_Data excerpt:_
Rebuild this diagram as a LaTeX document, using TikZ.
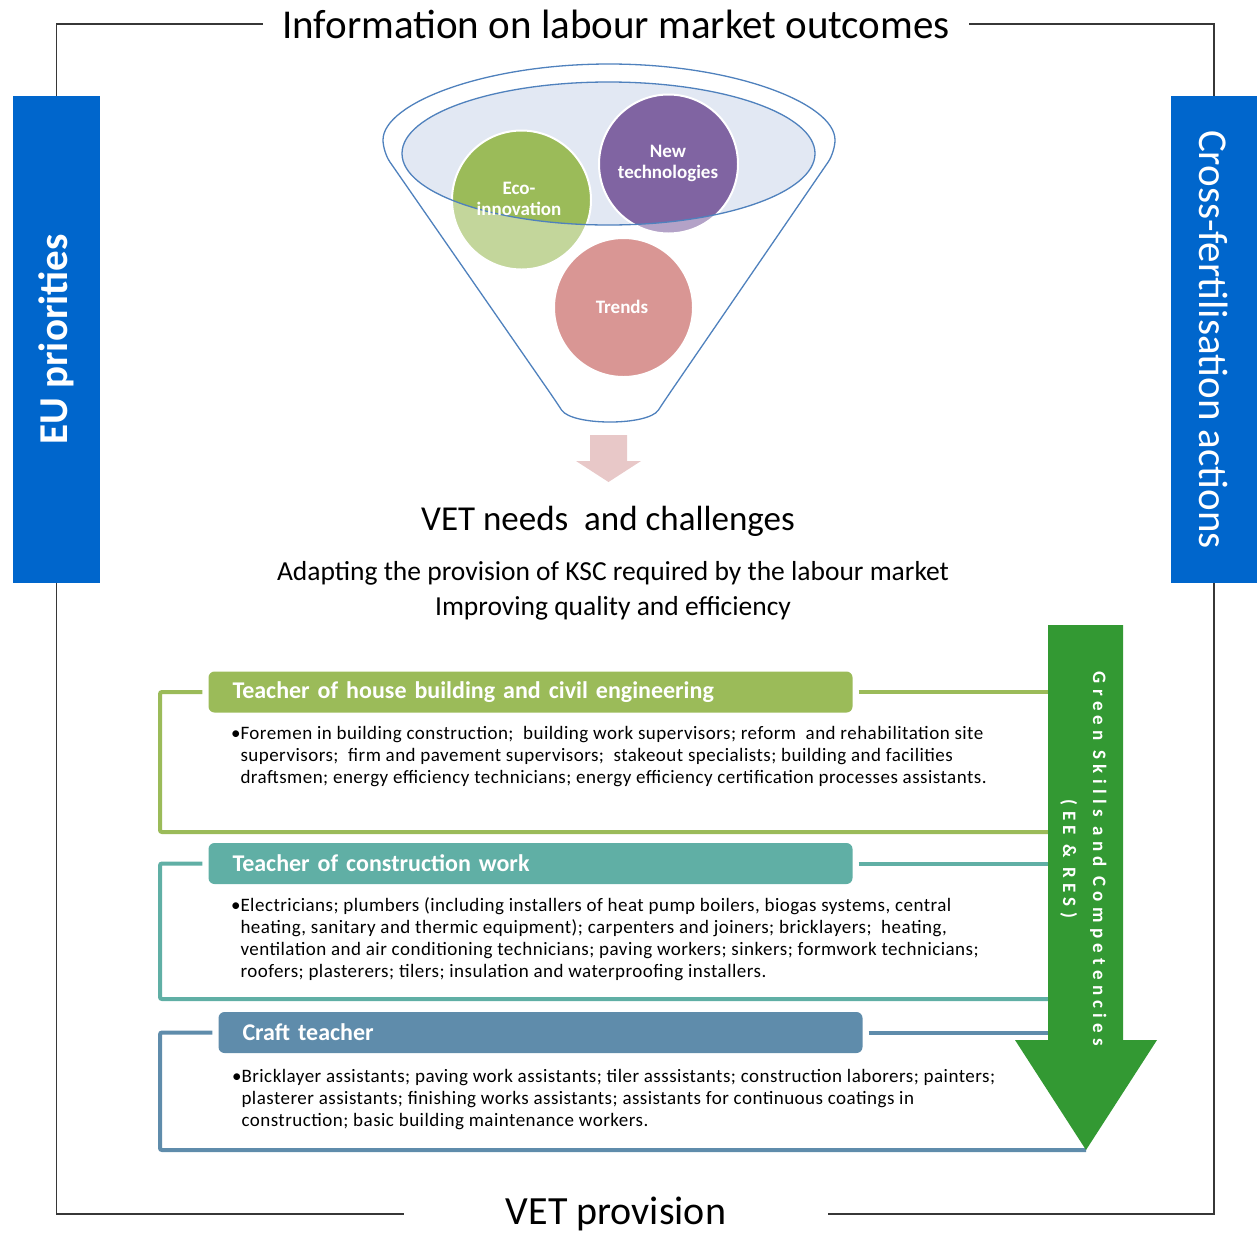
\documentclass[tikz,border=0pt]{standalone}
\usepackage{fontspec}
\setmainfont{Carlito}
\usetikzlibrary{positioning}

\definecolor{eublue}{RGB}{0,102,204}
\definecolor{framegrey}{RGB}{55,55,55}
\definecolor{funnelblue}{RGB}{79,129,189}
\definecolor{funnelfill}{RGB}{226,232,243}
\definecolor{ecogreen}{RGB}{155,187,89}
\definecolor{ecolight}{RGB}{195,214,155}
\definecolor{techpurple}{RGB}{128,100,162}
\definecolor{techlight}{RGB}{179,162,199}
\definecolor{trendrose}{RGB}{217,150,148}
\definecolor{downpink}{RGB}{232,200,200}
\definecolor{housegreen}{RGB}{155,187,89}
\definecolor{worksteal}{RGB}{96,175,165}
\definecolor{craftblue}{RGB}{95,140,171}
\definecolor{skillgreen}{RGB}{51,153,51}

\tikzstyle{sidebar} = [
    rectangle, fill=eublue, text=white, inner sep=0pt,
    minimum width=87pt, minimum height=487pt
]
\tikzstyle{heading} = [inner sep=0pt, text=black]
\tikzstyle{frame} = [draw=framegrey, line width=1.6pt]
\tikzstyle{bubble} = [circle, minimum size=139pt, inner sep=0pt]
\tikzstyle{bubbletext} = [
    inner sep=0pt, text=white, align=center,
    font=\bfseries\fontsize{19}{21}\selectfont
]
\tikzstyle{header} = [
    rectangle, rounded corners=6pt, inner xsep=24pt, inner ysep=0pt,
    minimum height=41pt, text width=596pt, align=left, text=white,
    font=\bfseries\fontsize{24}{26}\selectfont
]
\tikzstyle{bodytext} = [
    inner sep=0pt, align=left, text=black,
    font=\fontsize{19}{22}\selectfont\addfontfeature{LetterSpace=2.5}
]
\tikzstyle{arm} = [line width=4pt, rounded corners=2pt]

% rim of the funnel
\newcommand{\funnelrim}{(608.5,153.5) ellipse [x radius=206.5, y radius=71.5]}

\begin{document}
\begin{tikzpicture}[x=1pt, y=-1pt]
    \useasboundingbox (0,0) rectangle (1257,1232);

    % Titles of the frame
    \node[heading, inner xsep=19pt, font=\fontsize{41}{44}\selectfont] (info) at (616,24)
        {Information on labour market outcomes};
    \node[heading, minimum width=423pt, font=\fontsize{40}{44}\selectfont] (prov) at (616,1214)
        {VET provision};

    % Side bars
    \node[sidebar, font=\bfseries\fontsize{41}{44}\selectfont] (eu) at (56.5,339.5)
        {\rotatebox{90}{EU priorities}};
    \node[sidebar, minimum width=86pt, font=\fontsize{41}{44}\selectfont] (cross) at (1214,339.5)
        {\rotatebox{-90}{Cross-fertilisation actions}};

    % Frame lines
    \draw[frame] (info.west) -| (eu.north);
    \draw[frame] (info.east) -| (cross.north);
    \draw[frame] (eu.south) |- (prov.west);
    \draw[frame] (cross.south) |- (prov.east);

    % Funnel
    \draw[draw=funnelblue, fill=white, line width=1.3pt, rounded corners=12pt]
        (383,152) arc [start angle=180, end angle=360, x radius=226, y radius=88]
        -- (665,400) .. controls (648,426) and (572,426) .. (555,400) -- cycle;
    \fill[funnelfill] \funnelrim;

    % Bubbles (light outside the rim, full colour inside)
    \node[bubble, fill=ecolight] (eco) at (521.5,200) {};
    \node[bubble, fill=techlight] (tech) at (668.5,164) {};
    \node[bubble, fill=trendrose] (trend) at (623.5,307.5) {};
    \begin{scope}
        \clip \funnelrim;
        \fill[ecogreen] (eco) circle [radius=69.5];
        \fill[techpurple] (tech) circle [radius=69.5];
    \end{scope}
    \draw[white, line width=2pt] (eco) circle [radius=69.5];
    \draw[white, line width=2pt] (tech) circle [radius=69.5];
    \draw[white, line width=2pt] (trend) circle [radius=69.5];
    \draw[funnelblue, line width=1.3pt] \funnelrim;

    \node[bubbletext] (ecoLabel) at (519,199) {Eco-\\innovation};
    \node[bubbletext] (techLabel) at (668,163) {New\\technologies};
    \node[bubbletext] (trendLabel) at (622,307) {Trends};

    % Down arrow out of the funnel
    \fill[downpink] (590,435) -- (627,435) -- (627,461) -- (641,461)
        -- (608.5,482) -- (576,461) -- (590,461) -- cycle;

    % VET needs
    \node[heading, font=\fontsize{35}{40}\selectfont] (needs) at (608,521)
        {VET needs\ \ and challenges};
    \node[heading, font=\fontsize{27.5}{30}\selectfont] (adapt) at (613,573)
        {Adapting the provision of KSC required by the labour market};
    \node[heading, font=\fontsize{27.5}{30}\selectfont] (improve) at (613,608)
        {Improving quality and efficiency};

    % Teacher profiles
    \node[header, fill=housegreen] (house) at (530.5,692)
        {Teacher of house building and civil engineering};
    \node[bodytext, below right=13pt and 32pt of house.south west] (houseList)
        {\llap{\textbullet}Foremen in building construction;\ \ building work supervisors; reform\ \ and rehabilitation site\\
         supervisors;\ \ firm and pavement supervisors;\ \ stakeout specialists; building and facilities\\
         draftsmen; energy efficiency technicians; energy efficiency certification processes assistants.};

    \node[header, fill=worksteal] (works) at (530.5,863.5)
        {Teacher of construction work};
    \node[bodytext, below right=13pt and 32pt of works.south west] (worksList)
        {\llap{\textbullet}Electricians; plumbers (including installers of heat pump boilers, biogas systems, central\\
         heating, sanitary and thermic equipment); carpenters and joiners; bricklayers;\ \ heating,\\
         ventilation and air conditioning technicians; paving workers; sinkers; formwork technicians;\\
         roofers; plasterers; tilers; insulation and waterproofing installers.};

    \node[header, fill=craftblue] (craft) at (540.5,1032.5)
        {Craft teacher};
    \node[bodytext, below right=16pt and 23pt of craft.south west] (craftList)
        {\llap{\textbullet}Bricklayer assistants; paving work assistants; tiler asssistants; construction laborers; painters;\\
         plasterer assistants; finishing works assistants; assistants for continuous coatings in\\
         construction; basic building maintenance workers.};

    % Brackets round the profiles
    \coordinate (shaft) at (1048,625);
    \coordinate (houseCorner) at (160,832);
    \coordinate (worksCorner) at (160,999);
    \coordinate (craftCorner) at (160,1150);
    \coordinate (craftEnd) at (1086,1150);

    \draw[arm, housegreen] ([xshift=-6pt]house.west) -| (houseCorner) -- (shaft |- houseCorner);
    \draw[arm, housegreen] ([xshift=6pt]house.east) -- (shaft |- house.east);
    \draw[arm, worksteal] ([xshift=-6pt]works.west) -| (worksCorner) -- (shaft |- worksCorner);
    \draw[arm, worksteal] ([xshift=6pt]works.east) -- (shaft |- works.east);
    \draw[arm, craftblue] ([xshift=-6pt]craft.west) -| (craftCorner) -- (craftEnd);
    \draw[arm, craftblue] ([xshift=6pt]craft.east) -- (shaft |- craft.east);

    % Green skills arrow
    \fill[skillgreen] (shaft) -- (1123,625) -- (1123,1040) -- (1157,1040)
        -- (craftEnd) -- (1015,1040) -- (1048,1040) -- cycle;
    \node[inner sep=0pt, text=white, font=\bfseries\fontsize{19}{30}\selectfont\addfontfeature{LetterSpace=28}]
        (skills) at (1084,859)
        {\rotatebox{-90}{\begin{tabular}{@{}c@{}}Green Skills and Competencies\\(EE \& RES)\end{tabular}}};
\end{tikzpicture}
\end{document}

_What needs to be done:_
Make an exact reproduction of the listing above, without any pictures.

_Task solution:_
Rebuild this diagram as a LaTeX document, using TikZ.
\documentclass[tikz,border=0pt]{standalone}
\usepackage{fontspec}
\setmainfont{Carlito}
\usetikzlibrary{positioning}

\definecolor{eublue}{RGB}{0,102,204}
\definecolor{framegrey}{RGB}{55,55,55}
\definecolor{funnelblue}{RGB}{79,129,189}
\definecolor{funnelfill}{RGB}{226,232,243}
\definecolor{ecogreen}{RGB}{155,187,89}
\definecolor{ecolight}{RGB}{195,214,155}
\definecolor{techpurple}{RGB}{128,100,162}
\definecolor{techlight}{RGB}{179,162,199}
\definecolor{trendrose}{RGB}{217,150,148}
\definecolor{downpink}{RGB}{232,200,200}
\definecolor{housegreen}{RGB}{155,187,89}
\definecolor{worksteal}{RGB}{96,175,165}
\definecolor{craftblue}{RGB}{95,140,171}
\definecolor{skillgreen}{RGB}{51,153,51}

\tikzstyle{sidebar} = [
    rectangle, fill=eublue, text=white, inner sep=0pt,
    minimum width=87pt, minimum height=487pt
]
\tikzstyle{heading} = [inner sep=0pt, text=black]
\tikzstyle{frame} = [draw=framegrey, line width=1.6pt]
\tikzstyle{bubble} = [circle, minimum size=139pt, inner sep=0pt]
\tikzstyle{bubbletext} = [
    inner sep=0pt, text=white, align=center,
    font=\bfseries\fontsize{19}{21}\selectfont
]
\tikzstyle{header} = [
    rectangle, rounded corners=6pt, inner xsep=24pt, inner ysep=0pt,
    minimum height=41pt, text width=596pt, align=left, text=white,
    font=\bfseries\fontsize{24}{26}\selectfont
]
\tikzstyle{bodytext} = [
    inner sep=0pt, align=left, text=black,
    font=\fontsize{19}{22}\selectfont\addfontfeature{LetterSpace=2.5}
]
\tikzstyle{arm} = [line width=4pt, rounded corners=2pt]

% rim of the funnel
\newcommand{\funnelrim}{(608.5,153.5) ellipse [x radius=206.5, y radius=71.5]}

\begin{document}
\begin{tikzpicture}[x=1pt, y=-1pt]
    \useasboundingbox (0,0) rectangle (1257,1232);

    % Titles of the frame
    \node[heading, inner xsep=19pt, font=\fontsize{41}{44}\selectfont] (info) at (616,24)
        {Information on labour market outcomes};
    \node[heading, minimum width=423pt, font=\fontsize{40}{44}\selectfont] (prov) at (616,1214)
        {VET provision};

    % Side bars
    \node[sidebar, font=\bfseries\fontsize{41}{44}\selectfont] (eu) at (56.5,339.5)
        {\rotatebox{90}{EU priorities}};
    \node[sidebar, minimum width=86pt, font=\fontsize{41}{44}\selectfont] (cross) at (1214,339.5)
        {\rotatebox{-90}{Cross-fertilisation actions}};

    % Frame lines
    \draw[frame] (info.west) -| (eu.north);
    \draw[frame] (info.east) -| (cross.north);
    \draw[frame] (eu.south) |- (prov.west);
    \draw[frame] (cross.south) |- (prov.east);

    % Funnel
    \draw[draw=funnelblue, fill=white, line width=1.3pt, rounded corners=12pt]
        (383,152) arc [start angle=180, end angle=360, x radius=226, y radius=88]
        -- (665,400) .. controls (648,426) and (572,426) .. (555,400) -- cycle;
    \fill[funnelfill] \funnelrim;

    % Bubbles (light outside the rim, full colour inside)
    \node[bubble, fill=ecolight] (eco) at (521.5,200) {};
    \node[bubble, fill=techlight] (tech) at (668.5,164) {};
    \node[bubble, fill=trendrose] (trend) at (623.5,307.5) {};
    \begin{scope}
        \clip \funnelrim;
        \fill[ecogreen] (eco) circle [radius=69.5];
        \fill[techpurple] (tech) circle [radius=69.5];
    \end{scope}
    \draw[white, line width=2pt] (eco) circle [radius=69.5];
    \draw[white, line width=2pt] (tech) circle [radius=69.5];
    \draw[white, line width=2pt] (trend) circle [radius=69.5];
    \draw[funnelblue, line width=1.3pt] \funnelrim;

    \node[bubbletext] (ecoLabel) at (519,199) {Eco-\\innovation};
    \node[bubbletext] (techLabel) at (668,163) {New\\technologies};
    \node[bubbletext] (trendLabel) at (622,307) {Trends};

    % Down arrow out of the funnel
    \fill[downpink] (590,435) -- (627,435) -- (627,461) -- (641,461)
        -- (608.5,482) -- (576,461) -- (590,461) -- cycle;

    % VET needs
    \node[heading, font=\fontsize{35}{40}\selectfont] (needs) at (608,521)
        {VET needs\ \ and challenges};
    \node[heading, font=\fontsize{27.5}{30}\selectfont] (adapt) at (613,573)
        {Adapting the provision of KSC required by the labour market};
    \node[heading, font=\fontsize{27.5}{30}\selectfont] (improve) at (613,608)
        {Improving quality and efficiency};

    % Teacher profiles
    \node[header, fill=housegreen] (house) at (530.5,692)
        {Teacher of house building and civil engineering};
    \node[bodytext, below right=13pt and 32pt of house.south west] (houseList)
        {\llap{\textbullet}Foremen in building construction;\ \ building work supervisors; reform\ \ and rehabilitation site\\
         supervisors;\ \ firm and pavement supervisors;\ \ stakeout specialists; building and facilities\\
         draftsmen; energy efficiency technicians; energy efficiency certification processes assistants.};

    \node[header, fill=worksteal] (works) at (530.5,863.5)
        {Teacher of construction work};
    \node[bodytext, below right=13pt and 32pt of works.south west] (worksList)
        {\llap{\textbullet}Electricians; plumbers (including installers of heat pump boilers, biogas systems, central\\
         heating, sanitary and thermic equipment); carpenters and joiners; bricklayers;\ \ heating,\\
         ventilation and air conditioning technicians; paving workers; sinkers; formwork technicians;\\
         roofers; plasterers; tilers; insulation and waterproofing installers.};

    \node[header, fill=craftblue] (craft) at (540.5,1032.5)
        {Craft teacher};
    \node[bodytext, below right=16pt and 23pt of craft.south west] (craftList)
        {\llap{\textbullet}Bricklayer assistants; paving work assistants; tiler asssistants; construction laborers; painters;\\
         plasterer assistants; finishing works assistants; assistants for continuous coatings in\\
         construction; basic building maintenance workers.};

    % Brackets round the profiles
    \coordinate (shaft) at (1048,625);
    \coordinate (houseCorner) at (160,832);
    \coordinate (worksCorner) at (160,999);
    \coordinate (craftCorner) at (160,1150);
    \coordinate (craftEnd) at (1086,1150);

    \draw[arm, housegreen] ([xshift=-6pt]house.west) -| (houseCorner) -- (shaft |- houseCorner);
    \draw[arm, housegreen] ([xshift=6pt]house.east) -- (shaft |- house.east);
    \draw[arm, worksteal] ([xshift=-6pt]works.west) -| (worksCorner) -- (shaft |- worksCorner);
    \draw[arm, worksteal] ([xshift=6pt]works.east) -- (shaft |- works.east);
    \draw[arm, craftblue] ([xshift=-6pt]craft.west) -| (craftCorner) -- (craftEnd);
    \draw[arm, craftblue] ([xshift=6pt]craft.east) -- (shaft |- craft.east);

    % Green skills arrow
    \fill[skillgreen] (shaft) -- (1123,625) -- (1123,1040) -- (1157,1040)
        -- (craftEnd) -- (1015,1040) -- (1048,1040) -- cycle;
    \node[inner sep=0pt, text=white, font=\bfseries\fontsize{19}{30}\selectfont\addfontfeature{LetterSpace=28}]
        (skills) at (1084,859)
        {\rotatebox{-90}{\begin{tabular}{@{}c@{}}Green Skills and Competencies\\(EE \& RES)\end{tabular}}};
\end{tikzpicture}
\end{document}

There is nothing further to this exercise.